### GOAL:
For this exercise, repeat all of the material verbatim apart from its images.

─── DATA ───

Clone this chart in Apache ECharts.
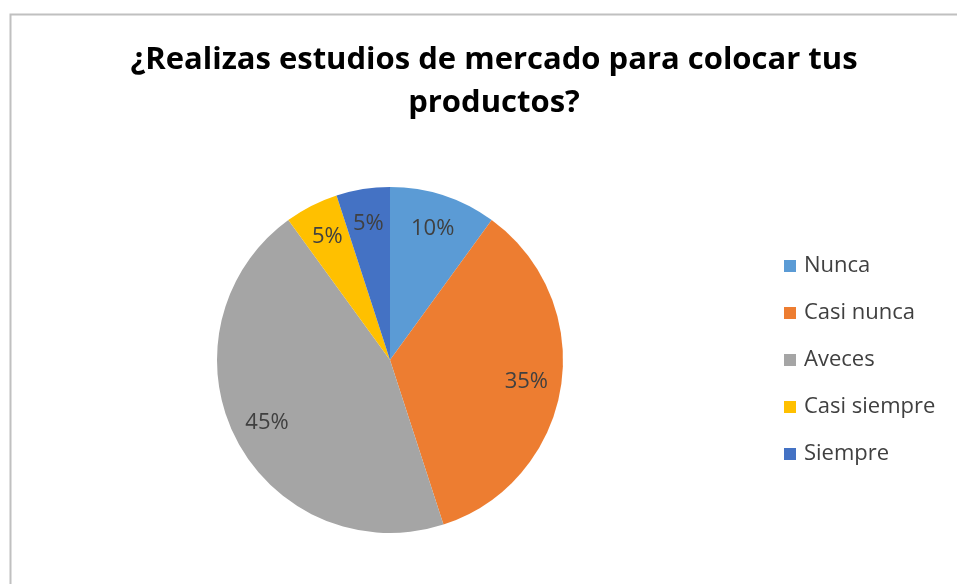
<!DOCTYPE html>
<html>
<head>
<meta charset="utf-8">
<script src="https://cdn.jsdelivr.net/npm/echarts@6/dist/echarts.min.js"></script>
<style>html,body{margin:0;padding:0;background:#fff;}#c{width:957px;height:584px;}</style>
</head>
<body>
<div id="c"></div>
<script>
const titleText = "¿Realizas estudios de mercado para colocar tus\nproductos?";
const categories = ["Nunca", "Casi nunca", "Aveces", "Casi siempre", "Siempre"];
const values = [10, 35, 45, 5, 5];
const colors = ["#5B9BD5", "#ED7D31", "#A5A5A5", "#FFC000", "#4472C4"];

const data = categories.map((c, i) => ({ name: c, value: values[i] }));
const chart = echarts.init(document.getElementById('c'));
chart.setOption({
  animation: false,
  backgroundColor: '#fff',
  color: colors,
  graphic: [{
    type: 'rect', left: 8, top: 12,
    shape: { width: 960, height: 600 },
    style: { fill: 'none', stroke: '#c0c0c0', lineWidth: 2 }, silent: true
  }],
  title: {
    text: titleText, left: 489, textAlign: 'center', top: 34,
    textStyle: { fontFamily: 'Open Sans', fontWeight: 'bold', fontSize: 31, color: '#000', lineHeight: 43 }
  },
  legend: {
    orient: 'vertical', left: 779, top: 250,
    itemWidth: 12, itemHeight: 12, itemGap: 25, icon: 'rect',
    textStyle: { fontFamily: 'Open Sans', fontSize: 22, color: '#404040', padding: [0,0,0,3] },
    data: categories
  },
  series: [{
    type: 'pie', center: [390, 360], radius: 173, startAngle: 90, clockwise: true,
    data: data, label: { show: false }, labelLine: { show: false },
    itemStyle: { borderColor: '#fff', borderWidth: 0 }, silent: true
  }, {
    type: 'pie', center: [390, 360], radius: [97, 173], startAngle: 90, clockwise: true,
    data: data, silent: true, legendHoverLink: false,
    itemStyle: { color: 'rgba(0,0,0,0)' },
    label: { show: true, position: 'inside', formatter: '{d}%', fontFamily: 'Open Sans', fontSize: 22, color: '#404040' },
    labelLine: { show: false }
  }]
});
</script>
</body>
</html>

───

### RESULT OF THE TASK:
Clone this chart in Apache ECharts.
<!DOCTYPE html>
<html>
<head>
<meta charset="utf-8">
<script src="https://cdn.jsdelivr.net/npm/echarts@6/dist/echarts.min.js"></script>
<style>html,body{margin:0;padding:0;background:#fff;}#c{width:957px;height:584px;}</style>
</head>
<body>
<div id="c"></div>
<script>
const titleText = "¿Realizas estudios de mercado para colocar tus\nproductos?";
const categories = ["Nunca", "Casi nunca", "Aveces", "Casi siempre", "Siempre"];
const values = [10, 35, 45, 5, 5];
const colors = ["#5B9BD5", "#ED7D31", "#A5A5A5", "#FFC000", "#4472C4"];

const data = categories.map((c, i) => ({ name: c, value: values[i] }));
const chart = echarts.init(document.getElementById('c'));
chart.setOption({
  animation: false,
  backgroundColor: '#fff',
  color: colors,
  graphic: [{
    type: 'rect', left: 8, top: 12,
    shape: { width: 960, height: 600 },
    style: { fill: 'none', stroke: '#c0c0c0', lineWidth: 2 }, silent: true
  }],
  title: {
    text: titleText, left: 489, textAlign: 'center', top: 34,
    textStyle: { fontFamily: 'Open Sans', fontWeight: 'bold', fontSize: 31, color: '#000', lineHeight: 43 }
  },
  legend: {
    orient: 'vertical', left: 779, top: 250,
    itemWidth: 12, itemHeight: 12, itemGap: 25, icon: 'rect',
    textStyle: { fontFamily: 'Open Sans', fontSize: 22, color: '#404040', padding: [0,0,0,3] },
    data: categories
  },
  series: [{
    type: 'pie', center: [390, 360], radius: 173, startAngle: 90, clockwise: true,
    data: data, label: { show: false }, labelLine: { show: false },
    itemStyle: { borderColor: '#fff', borderWidth: 0 }, silent: true
  }, {
    type: 'pie', center: [390, 360], radius: [97, 173], startAngle: 90, clockwise: true,
    data: data, silent: true, legendHoverLink: false,
    itemStyle: { color: 'rgba(0,0,0,0)' },
    label: { show: true, position: 'inside', formatter: '{d}%', fontFamily: 'Open Sans', fontSize: 22, color: '#404040' },
    labelLine: { show: false }
  }]
});
</script>
</body>
</html>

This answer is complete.